Leno sees his anointing as a reward to be judiciously savored. "I consider myself a good soldier," he says. "You go to work, you do the job -- write joke, tell joke, get check -- and the world will pretty much take care of itself." After establishing himself as a Johnny wannabe, the glockenspiel- jawed comic was offered other talk-show slots, but, he says, "I wisely turned them down. To me, this is the only job in television. I'm kind of coming in as the new CEO. You don't really own it, you just hold it and try not to drop the ball when you hand it to the next guy. I like the history of The Tonight Show, being able to look back over the years and think, gee! Steve Allen! Jack Paar! Johnny Carson! You get to hang your picture on the same wall."
Allen built the wall in 1954, establishing Tonight as a bedtime slot for zany comedy and snappy conversation. For five years beginning in 1957, Paar turned it into a wailing wall; he made Tonight into Event TV by tangling with politicians and crackpots, discussing his young daughter's training bra, walking off the show one night after the censors clipped a joke. And Carson, unquestionably the longest lived power player in TV, bought the wall. Or rather, as his popularity and contract demands escalated, NBC bought it for him.
With his sangfroid and Swiss-watch timing, Carson brought a temperate temperature to Tonight after the Paar boil. But he did more: in his nightly monologue he helped set the nation's political and social agenda. When Johnny made jokes about Vietnam, Watergate, errant Senators or TV evangelists, he enabled the audience to laugh the problem away. "Nobody can figure out Johnny's politics," Leno says. "The joke comes first." The trouble is that Carson's monologues have stayed hip, while his studio audiences have grown duller, less attuned to the issues he makes fun of. The star now gets his biggest cheers when he walks onstage; the crowd has come not for comedy but for celebrity spectacle. Carson makes a state visit, and the audience responds like tourists at Buckingham Palace.
Now they can watch the changing of the guard. "I'll continue to do a monologue about the topics of the day," the hydrofoil-jawed host-in-waiting says. "I enjoy doing the political stuff" -- though his old stance of ironically outraged liberalism has been tempered as he segued from guest to host. Leno will also retain that charming anachronism, the studio orchestra. Bandleader Doc Severinsen will retire, though, as will Carson's faithful retainer, Ed McMahon.

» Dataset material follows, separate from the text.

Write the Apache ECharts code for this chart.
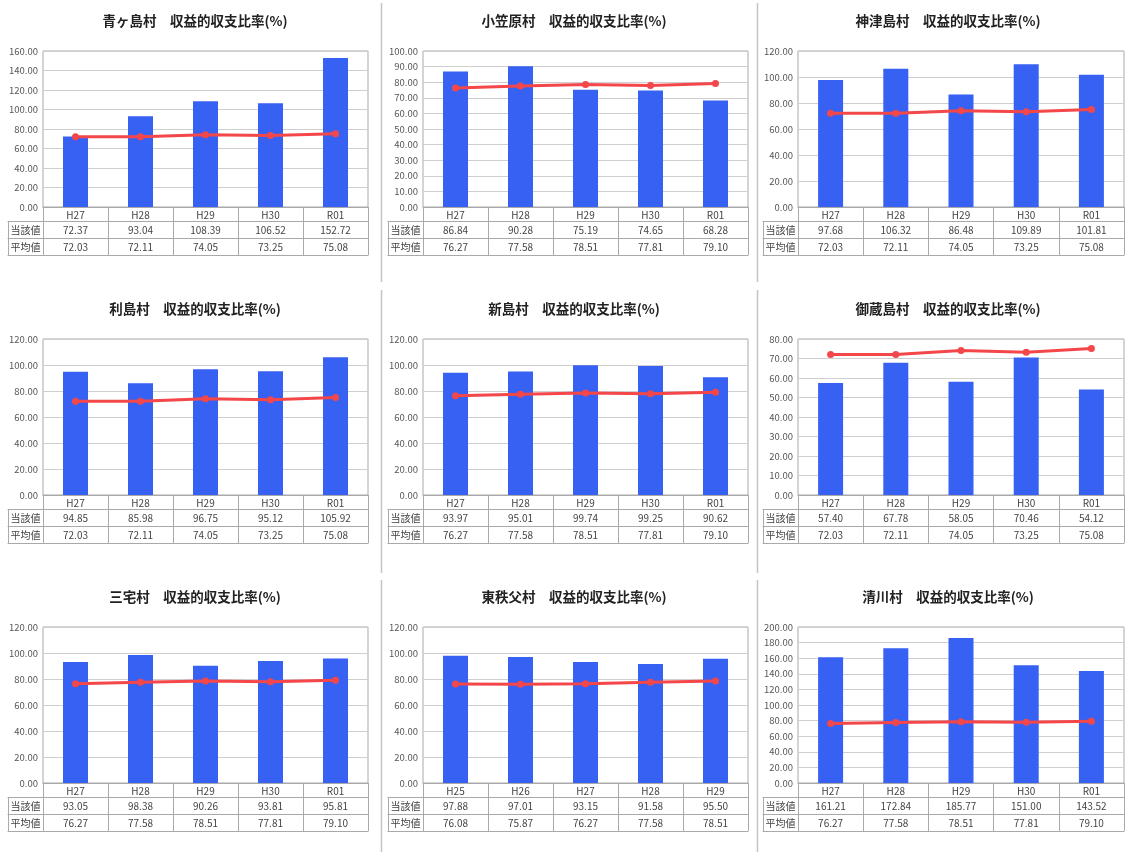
<!DOCTYPE html>
<html>
<head>
<meta charset="utf-8">
<script src="https://cdn.jsdelivr.net/npm/echarts@6/dist/echarts.min.js"></script>
<style>
html,body{margin:0;padding:0;background:#fff;}
#main{width:1129px;height:852px;}
</style>
</head>
<body>
<div id="main"></div>
<script>
// ---- data ----
const categories = ['H27', 'H28', 'H29', 'H30', 'R01'];
const categoriesHigashichichibu = ['H25', 'H26', 'H27', 'H28', 'H29'];
const rowLabels = ['当該値', '平均値'];
const titleSuffix = '　収益的収支比率(%)';

const villageNames = ['青ヶ島村', '小笠原村', '神津島村', '利島村', '新島村', '御蔵島村', '三宅村', '東秩父村', '清川村'];

const aogashimaValues = [72.37, 93.04, 108.39, 106.52, 152.72];
const ogasawaraValues = [86.84, 90.28, 75.19, 74.65, 68.28];
const kozushimaValues = [97.68, 106.32, 86.48, 109.89, 101.81];
const toshimaValues = [94.85, 85.98, 96.75, 95.12, 105.92];
const niijimaValues = [93.97, 95.01, 99.74, 99.25, 90.62];
const mikurajimaValues = [57.40, 67.78, 58.05, 70.46, 54.12];
const miyakeValues = [93.05, 98.38, 90.26, 93.81, 95.81];
const higashichichibuValues = [97.88, 97.01, 93.15, 91.58, 95.50];
const kiyokawaValues = [161.21, 172.84, 185.77, 151.00, 143.52];

const averageIslandA = [72.03, 72.11, 74.05, 73.25, 75.08];
const averageIslandB = [76.27, 77.58, 78.51, 77.81, 79.10];
const averageHigashichichibu = [76.08, 75.87, 76.27, 77.58, 78.51];

const axisMax = [160, 100, 120, 120, 120, 80, 120, 120, 200];
const axisInterval = [20, 10, 20, 20, 20, 10, 20, 20, 20];

// ---- build ----
const panelCats = [categories, categories, categories, categories, categories, categories, categories, categoriesHigashichichibu, categories];
const panelCur = [aogashimaValues, ogasawaraValues, kozushimaValues, toshimaValues, niijimaValues, mikurajimaValues, miyakeValues, higashichichibuValues, kiyokawaValues];
const panelAvg = [averageIslandA, averageIslandB, averageIslandA, averageIslandA, averageIslandB, averageIslandA, averageIslandB, averageHigashichichibu, averageIslandB];

const colX = [0, 380, 755];
const colW = [325, 325, 326];
const colCenter = [190, 569, 943];
const rowTop = [51, 339, 627];
const plotH = 156;
const headH = 14;
const rowH = 17;
const FONT = '"Noto Sans CJK JP", "DejaVu Sans", sans-serif';
const LINE = '#a9a9a9';
const TXT = '#444';
const BLUE = '#3761f2';
const RED = '#f4474a';

const option = {
  animation: false,
  backgroundColor: '#fff',
  title: [], grid: [], xAxis: [], yAxis: [], series: [], graphic: []
};

const fmt = v => v.toFixed(2);

for (let p = 0; p < 9; p++) {
  const c = p % 3, r = Math.floor(p / 3);
  const cats = panelCats[p];
  const cur = panelCur[p];
  const avg = panelAvg[p];

  option.title.push({
    text: villageNames[p] + titleSuffix,
    left: colCenter[c], top: rowTop[r] - 42, textAlign: 'center',
    textStyle: { fontFamily: FONT, fontSize: 13.5, fontWeight: 'bold', color: '#222' }
  });

  const gMain = option.grid.length;
  option.grid.push({
    left: colX[c] + 43, top: rowTop[r], width: colW[c], height: plotH,
    show: true, borderColor: LINE, borderWidth: 1, backgroundColor: '#fff'
  });
  // grid for the row-heading column of the table; its bottom sits at the top of the 当該値 row
  const gLab = option.grid.length;
  option.grid.push({
    left: colX[c] + 8, top: rowTop[r] + headH + 20, width: 35, height: plotH - 20,
    show: false
  });

  // main grid axes
  const xBase = option.xAxis.length;
  const tableRows = [
    { offset: 0, tick: headH, labels: cats, margin: 2 },
    { offset: headH, tick: rowH, labels: cur.map(fmt), margin: 3 },
    { offset: headH + rowH, tick: rowH, labels: avg.map(fmt), margin: 3 },
    { offset: headH + 2 * rowH, tick: 0, labels: null, margin: 3 }
  ];
  tableRows.forEach(row => {
    option.xAxis.push({
      type: 'category', gridIndex: gMain, position: 'bottom', offset: row.offset,
      data: row.labels ? row.labels : cats,
      boundaryGap: true,
      axisLine: { show: true, lineStyle: { color: LINE, width: 1 } },
      axisTick: { show: row.tick > 0, length: row.tick, inside: false, alignWithLabel: false, interval: 0, lineStyle: { color: LINE } },
      axisLabel: { show: !!row.labels, interval: 0, margin: row.margin, fontFamily: FONT, fontSize: 10, color: TXT, verticalAlign: 'top', lineHeight: 12 },
      splitLine: { show: false }
    });
  });
  const yMain = option.yAxis.length;
  option.yAxis.push({
    type: 'value', gridIndex: gMain, min: 0, max: axisMax[p], interval: axisInterval[p],
    axisLine: { show: false }, axisTick: { show: false },
    axisLabel: { formatter: v => v.toFixed(2), fontFamily: FONT, fontSize: 9.5, color: '#555', margin: 5 },
    splitLine: { show: true, lineStyle: { color: '#cfcfcf', width: 1 } }
  });

  // label column axes (row headings of the table)
  const labelRows = [
    { offset: 0, tick: rowH, labels: [rowLabels[0]] },
    { offset: rowH, tick: rowH, labels: [rowLabels[1]] },
    { offset: 2 * rowH, tick: 0, labels: null }
  ];
  labelRows.forEach(row => {
    option.xAxis.push({
      type: 'category', gridIndex: gLab, position: 'bottom', offset: row.offset,
      data: row.labels ? row.labels : [''],
      boundaryGap: true,
      axisLine: { show: true, lineStyle: { color: LINE, width: 1 } },
      axisTick: { show: row.tick > 0, length: row.tick, inside: false, alignWithLabel: false, interval: 0, lineStyle: { color: LINE } },
      axisLabel: { show: !!row.labels, interval: 0, margin: 3, fontFamily: FONT, fontSize: 10, color: TXT, verticalAlign: 'top', lineHeight: 12 },
      splitLine: { show: false }
    });
  });
  option.yAxis.push({
    type: 'value', gridIndex: gLab, show: false, min: 0, max: 1,
    axisLine: { show: false }, axisTick: { show: false }, axisLabel: { show: false }, splitLine: { show: false }
  });

  option.series.push({
    type: 'bar', xAxisIndex: xBase, yAxisIndex: yMain, data: cur,
    barWidth: 25, itemStyle: { color: BLUE }, z: 2
  });
  option.series.push({
    type: 'line', xAxisIndex: xBase, yAxisIndex: yMain, data: avg,
    symbol: 'circle', symbolSize: 7, showSymbol: true,
    lineStyle: { color: RED, width: 3 }, itemStyle: { color: RED }, z: 3
  });
}

// column separators
[381, 757].forEach(x => {
  [[3, 282], [290, 573], [580, 852]].forEach(seg => {
    option.graphic.push({
      type: 'line', silent: true,
      shape: { x1: x + 0.5, y1: seg[0], x2: x + 0.5, y2: seg[1] },
      style: { stroke: '#c4c4c4', lineWidth: 1.5 }
    });
  });
});

const chart = echarts.init(document.getElementById('main'), null, { renderer: 'canvas', width: 1129, height: 852 });
chart.setOption(option);
</script>
</body>
</html>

Other changes will have to wait. After all, Johnny has 105 more shows to do before he bows out, and Jay has 74 more guest spots. "This is probably the only job in the world," the peninsula-jawed Leno wryly notes, "where you get the job and they go, 'O.K., good! You'll be starting . . . in a year.' " At least Leno knows the job will be his. Letterman, in his later slot, must stew. The other night, he made a mistake, then groused, "That's why I don't get 11:30!" He must be content with what he has: the best talk-show on TV.